-- START OF Records provided --

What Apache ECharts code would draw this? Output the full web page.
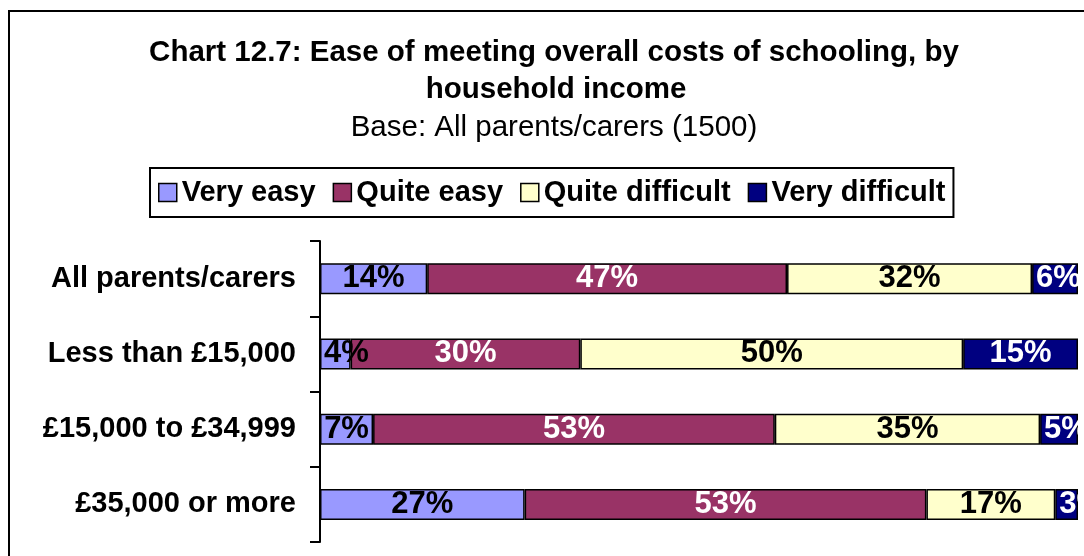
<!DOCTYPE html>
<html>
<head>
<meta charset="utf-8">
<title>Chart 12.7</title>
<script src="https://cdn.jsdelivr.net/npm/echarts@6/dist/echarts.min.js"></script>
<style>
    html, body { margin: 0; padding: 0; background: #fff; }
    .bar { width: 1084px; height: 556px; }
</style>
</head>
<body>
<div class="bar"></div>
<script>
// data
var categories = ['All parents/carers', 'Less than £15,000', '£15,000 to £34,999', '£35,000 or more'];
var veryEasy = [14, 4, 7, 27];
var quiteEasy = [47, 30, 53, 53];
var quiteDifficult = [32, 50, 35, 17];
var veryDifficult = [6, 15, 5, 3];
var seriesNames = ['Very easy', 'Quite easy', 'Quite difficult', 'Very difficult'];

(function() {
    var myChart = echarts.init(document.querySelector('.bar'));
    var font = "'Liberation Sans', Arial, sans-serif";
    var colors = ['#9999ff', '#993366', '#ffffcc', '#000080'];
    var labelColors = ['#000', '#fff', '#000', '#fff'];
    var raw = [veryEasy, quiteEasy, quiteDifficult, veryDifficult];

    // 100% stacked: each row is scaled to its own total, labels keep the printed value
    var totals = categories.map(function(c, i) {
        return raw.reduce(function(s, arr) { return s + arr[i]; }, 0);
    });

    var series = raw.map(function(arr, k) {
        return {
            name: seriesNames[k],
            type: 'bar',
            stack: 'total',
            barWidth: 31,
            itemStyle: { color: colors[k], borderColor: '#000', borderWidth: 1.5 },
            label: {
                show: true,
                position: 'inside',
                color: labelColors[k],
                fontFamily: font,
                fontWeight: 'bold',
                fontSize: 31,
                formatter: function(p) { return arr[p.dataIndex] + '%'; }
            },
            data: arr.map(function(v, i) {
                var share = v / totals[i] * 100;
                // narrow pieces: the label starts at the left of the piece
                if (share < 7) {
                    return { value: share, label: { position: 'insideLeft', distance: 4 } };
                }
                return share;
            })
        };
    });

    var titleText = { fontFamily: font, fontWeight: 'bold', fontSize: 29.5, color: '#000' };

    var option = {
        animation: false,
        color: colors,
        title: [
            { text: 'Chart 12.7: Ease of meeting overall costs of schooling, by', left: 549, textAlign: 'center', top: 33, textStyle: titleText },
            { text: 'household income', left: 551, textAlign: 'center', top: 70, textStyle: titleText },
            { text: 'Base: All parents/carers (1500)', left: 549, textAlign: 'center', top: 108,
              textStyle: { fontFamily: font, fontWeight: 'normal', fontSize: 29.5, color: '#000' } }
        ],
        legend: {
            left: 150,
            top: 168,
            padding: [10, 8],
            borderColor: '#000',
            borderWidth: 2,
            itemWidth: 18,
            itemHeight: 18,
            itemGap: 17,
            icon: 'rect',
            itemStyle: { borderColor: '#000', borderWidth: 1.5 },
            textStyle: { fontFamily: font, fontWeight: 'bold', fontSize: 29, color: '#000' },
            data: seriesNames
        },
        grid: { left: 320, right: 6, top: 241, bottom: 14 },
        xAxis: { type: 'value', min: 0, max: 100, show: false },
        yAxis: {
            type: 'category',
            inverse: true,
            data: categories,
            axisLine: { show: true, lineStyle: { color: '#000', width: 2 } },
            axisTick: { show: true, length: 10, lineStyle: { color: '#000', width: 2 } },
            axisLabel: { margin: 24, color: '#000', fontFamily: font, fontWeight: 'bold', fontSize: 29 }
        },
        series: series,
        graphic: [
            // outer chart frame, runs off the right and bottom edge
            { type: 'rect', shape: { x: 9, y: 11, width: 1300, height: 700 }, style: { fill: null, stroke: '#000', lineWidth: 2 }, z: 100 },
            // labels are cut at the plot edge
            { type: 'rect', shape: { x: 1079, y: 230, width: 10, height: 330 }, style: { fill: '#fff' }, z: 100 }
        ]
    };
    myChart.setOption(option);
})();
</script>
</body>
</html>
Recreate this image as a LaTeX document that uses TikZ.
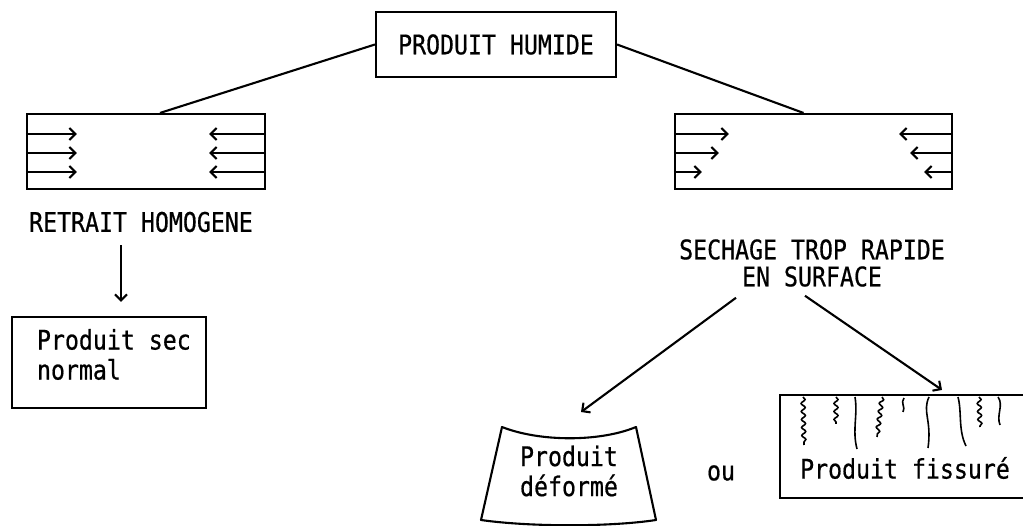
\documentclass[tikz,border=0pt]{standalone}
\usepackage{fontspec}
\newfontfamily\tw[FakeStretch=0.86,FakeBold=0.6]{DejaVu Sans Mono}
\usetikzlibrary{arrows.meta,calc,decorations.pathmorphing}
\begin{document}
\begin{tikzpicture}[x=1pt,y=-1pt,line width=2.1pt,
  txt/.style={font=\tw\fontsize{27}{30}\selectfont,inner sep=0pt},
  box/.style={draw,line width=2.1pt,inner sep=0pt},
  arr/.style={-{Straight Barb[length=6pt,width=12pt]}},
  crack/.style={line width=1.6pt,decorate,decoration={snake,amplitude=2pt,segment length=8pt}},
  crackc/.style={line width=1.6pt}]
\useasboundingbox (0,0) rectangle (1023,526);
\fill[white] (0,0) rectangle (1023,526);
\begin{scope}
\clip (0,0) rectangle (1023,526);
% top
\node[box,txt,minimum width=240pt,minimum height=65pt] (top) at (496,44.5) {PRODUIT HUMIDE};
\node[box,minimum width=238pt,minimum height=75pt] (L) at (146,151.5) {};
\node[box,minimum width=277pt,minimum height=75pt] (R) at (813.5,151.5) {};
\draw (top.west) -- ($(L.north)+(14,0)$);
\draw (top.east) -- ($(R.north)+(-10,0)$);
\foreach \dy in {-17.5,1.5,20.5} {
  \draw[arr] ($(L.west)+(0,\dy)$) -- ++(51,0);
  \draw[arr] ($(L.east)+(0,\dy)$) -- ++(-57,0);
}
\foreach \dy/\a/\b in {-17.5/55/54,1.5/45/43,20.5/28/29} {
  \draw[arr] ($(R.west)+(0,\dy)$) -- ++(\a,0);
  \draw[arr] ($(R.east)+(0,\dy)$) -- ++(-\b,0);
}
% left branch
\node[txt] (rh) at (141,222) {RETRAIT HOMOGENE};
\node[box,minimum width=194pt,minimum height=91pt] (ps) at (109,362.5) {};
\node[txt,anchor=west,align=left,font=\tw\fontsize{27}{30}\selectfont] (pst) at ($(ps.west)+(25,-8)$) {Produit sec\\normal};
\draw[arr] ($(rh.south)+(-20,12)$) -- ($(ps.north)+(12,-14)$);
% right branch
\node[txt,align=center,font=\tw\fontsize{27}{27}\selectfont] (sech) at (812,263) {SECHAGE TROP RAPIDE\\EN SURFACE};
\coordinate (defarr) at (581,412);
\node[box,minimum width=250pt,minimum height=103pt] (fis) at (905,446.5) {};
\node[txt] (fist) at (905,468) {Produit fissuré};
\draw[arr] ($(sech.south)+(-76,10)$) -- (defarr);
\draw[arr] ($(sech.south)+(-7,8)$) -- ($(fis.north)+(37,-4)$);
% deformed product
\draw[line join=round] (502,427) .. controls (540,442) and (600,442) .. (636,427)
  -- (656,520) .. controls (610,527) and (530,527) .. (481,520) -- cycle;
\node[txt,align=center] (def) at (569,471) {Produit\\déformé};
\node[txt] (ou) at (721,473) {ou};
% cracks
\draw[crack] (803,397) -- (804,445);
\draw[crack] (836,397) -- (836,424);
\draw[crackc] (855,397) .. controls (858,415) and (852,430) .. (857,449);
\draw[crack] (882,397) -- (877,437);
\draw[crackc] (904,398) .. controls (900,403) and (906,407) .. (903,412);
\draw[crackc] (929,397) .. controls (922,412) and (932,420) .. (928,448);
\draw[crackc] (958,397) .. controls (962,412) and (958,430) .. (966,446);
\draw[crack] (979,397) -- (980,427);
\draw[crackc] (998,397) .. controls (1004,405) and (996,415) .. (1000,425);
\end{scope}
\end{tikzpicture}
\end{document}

-- END OF Records provided --

* **Short exercise**
From the listing above, print every entry precisely and drop the pictures.

* **Finished answer**
What Apache ECharts code would draw this? Output the full web page.
<!DOCTYPE html>
<html>
<head>
<meta charset="utf-8">
<title>Chart 12.7</title>
<script src="https://cdn.jsdelivr.net/npm/echarts@6/dist/echarts.min.js"></script>
<style>
    html, body { margin: 0; padding: 0; background: #fff; }
    .bar { width: 1084px; height: 556px; }
</style>
</head>
<body>
<div class="bar"></div>
<script>
// data
var categories = ['All parents/carers', 'Less than £15,000', '£15,000 to £34,999', '£35,000 or more'];
var veryEasy = [14, 4, 7, 27];
var quiteEasy = [47, 30, 53, 53];
var quiteDifficult = [32, 50, 35, 17];
var veryDifficult = [6, 15, 5, 3];
var seriesNames = ['Very easy', 'Quite easy', 'Quite difficult', 'Very difficult'];

(function() {
    var myChart = echarts.init(document.querySelector('.bar'));
    var font = "'Liberation Sans', Arial, sans-serif";
    var colors = ['#9999ff', '#993366', '#ffffcc', '#000080'];
    var labelColors = ['#000', '#fff', '#000', '#fff'];
    var raw = [veryEasy, quiteEasy, quiteDifficult, veryDifficult];

    // 100% stacked: each row is scaled to its own total, labels keep the printed value
    var totals = categories.map(function(c, i) {
        return raw.reduce(function(s, arr) { return s + arr[i]; }, 0);
    });

    var series = raw.map(function(arr, k) {
        return {
            name: seriesNames[k],
            type: 'bar',
            stack: 'total',
            barWidth: 31,
            itemStyle: { color: colors[k], borderColor: '#000', borderWidth: 1.5 },
            label: {
                show: true,
                position: 'inside',
                color: labelColors[k],
                fontFamily: font,
                fontWeight: 'bold',
                fontSize: 31,
                formatter: function(p) { return arr[p.dataIndex] + '%'; }
            },
            data: arr.map(function(v, i) {
                var share = v / totals[i] * 100;
                // narrow pieces: the label starts at the left of the piece
                if (share < 7) {
                    return { value: share, label: { position: 'insideLeft', distance: 4 } };
                }
                return share;
            })
        };
    });

    var titleText = { fontFamily: font, fontWeight: 'bold', fontSize: 29.5, color: '#000' };

    var option = {
        animation: false,
        color: colors,
        title: [
            { text: 'Chart 12.7: Ease of meeting overall costs of schooling, by', left: 549, textAlign: 'center', top: 33, textStyle: titleText },
            { text: 'household income', left: 551, textAlign: 'center', top: 70, textStyle: titleText },
            { text: 'Base: All parents/carers (1500)', left: 549, textAlign: 'center', top: 108,
              textStyle: { fontFamily: font, fontWeight: 'normal', fontSize: 29.5, color: '#000' } }
        ],
        legend: {
            left: 150,
            top: 168,
            padding: [10, 8],
            borderColor: '#000',
            borderWidth: 2,
            itemWidth: 18,
            itemHeight: 18,
            itemGap: 17,
            icon: 'rect',
            itemStyle: { borderColor: '#000', borderWidth: 1.5 },
            textStyle: { fontFamily: font, fontWeight: 'bold', fontSize: 29, color: '#000' },
            data: seriesNames
        },
        grid: { left: 320, right: 6, top: 241, bottom: 14 },
        xAxis: { type: 'value', min: 0, max: 100, show: false },
        yAxis: {
            type: 'category',
            inverse: true,
            data: categories,
            axisLine: { show: true, lineStyle: { color: '#000', width: 2 } },
            axisTick: { show: true, length: 10, lineStyle: { color: '#000', width: 2 } },
            axisLabel: { margin: 24, color: '#000', fontFamily: font, fontWeight: 'bold', fontSize: 29 }
        },
        series: series,
        graphic: [
            // outer chart frame, runs off the right and bottom edge
            { type: 'rect', shape: { x: 9, y: 11, width: 1300, height: 700 }, style: { fill: null, stroke: '#000', lineWidth: 2 }, z: 100 },
            // labels are cut at the plot edge
            { type: 'rect', shape: { x: 1079, y: 230, width: 10, height: 330 }, style: { fill: '#fff' }, z: 100 }
        ]
    };
    myChart.setOption(option);
})();
</script>
</body>
</html>
Recreate this image as a LaTeX document that uses TikZ.
\documentclass[tikz,border=0pt]{standalone}
\usepackage{fontspec}
\newfontfamily\tw[FakeStretch=0.86,FakeBold=0.6]{DejaVu Sans Mono}
\usetikzlibrary{arrows.meta,calc,decorations.pathmorphing}
\begin{document}
\begin{tikzpicture}[x=1pt,y=-1pt,line width=2.1pt,
  txt/.style={font=\tw\fontsize{27}{30}\selectfont,inner sep=0pt},
  box/.style={draw,line width=2.1pt,inner sep=0pt},
  arr/.style={-{Straight Barb[length=6pt,width=12pt]}},
  crack/.style={line width=1.6pt,decorate,decoration={snake,amplitude=2pt,segment length=8pt}},
  crackc/.style={line width=1.6pt}]
\useasboundingbox (0,0) rectangle (1023,526);
\fill[white] (0,0) rectangle (1023,526);
\begin{scope}
\clip (0,0) rectangle (1023,526);
% top
\node[box,txt,minimum width=240pt,minimum height=65pt] (top) at (496,44.5) {PRODUIT HUMIDE};
\node[box,minimum width=238pt,minimum height=75pt] (L) at (146,151.5) {};
\node[box,minimum width=277pt,minimum height=75pt] (R) at (813.5,151.5) {};
\draw (top.west) -- ($(L.north)+(14,0)$);
\draw (top.east) -- ($(R.north)+(-10,0)$);
\foreach \dy in {-17.5,1.5,20.5} {
  \draw[arr] ($(L.west)+(0,\dy)$) -- ++(51,0);
  \draw[arr] ($(L.east)+(0,\dy)$) -- ++(-57,0);
}
\foreach \dy/\a/\b in {-17.5/55/54,1.5/45/43,20.5/28/29} {
  \draw[arr] ($(R.west)+(0,\dy)$) -- ++(\a,0);
  \draw[arr] ($(R.east)+(0,\dy)$) -- ++(-\b,0);
}
% left branch
\node[txt] (rh) at (141,222) {RETRAIT HOMOGENE};
\node[box,minimum width=194pt,minimum height=91pt] (ps) at (109,362.5) {};
\node[txt,anchor=west,align=left,font=\tw\fontsize{27}{30}\selectfont] (pst) at ($(ps.west)+(25,-8)$) {Produit sec\\normal};
\draw[arr] ($(rh.south)+(-20,12)$) -- ($(ps.north)+(12,-14)$);
% right branch
\node[txt,align=center,font=\tw\fontsize{27}{27}\selectfont] (sech) at (812,263) {SECHAGE TROP RAPIDE\\EN SURFACE};
\coordinate (defarr) at (581,412);
\node[box,minimum width=250pt,minimum height=103pt] (fis) at (905,446.5) {};
\node[txt] (fist) at (905,468) {Produit fissuré};
\draw[arr] ($(sech.south)+(-76,10)$) -- (defarr);
\draw[arr] ($(sech.south)+(-7,8)$) -- ($(fis.north)+(37,-4)$);
% deformed product
\draw[line join=round] (502,427) .. controls (540,442) and (600,442) .. (636,427)
  -- (656,520) .. controls (610,527) and (530,527) .. (481,520) -- cycle;
\node[txt,align=center] (def) at (569,471) {Produit\\déformé};
\node[txt] (ou) at (721,473) {ou};
% cracks
\draw[crack] (803,397) -- (804,445);
\draw[crack] (836,397) -- (836,424);
\draw[crackc] (855,397) .. controls (858,415) and (852,430) .. (857,449);
\draw[crack] (882,397) -- (877,437);
\draw[crackc] (904,398) .. controls (900,403) and (906,407) .. (903,412);
\draw[crackc] (929,397) .. controls (922,412) and (932,420) .. (928,448);
\draw[crackc] (958,397) .. controls (962,412) and (958,430) .. (966,446);
\draw[crack] (979,397) -- (980,427);
\draw[crackc] (998,397) .. controls (1004,405) and (996,415) .. (1000,425);
\end{scope}
\end{tikzpicture}
\end{document}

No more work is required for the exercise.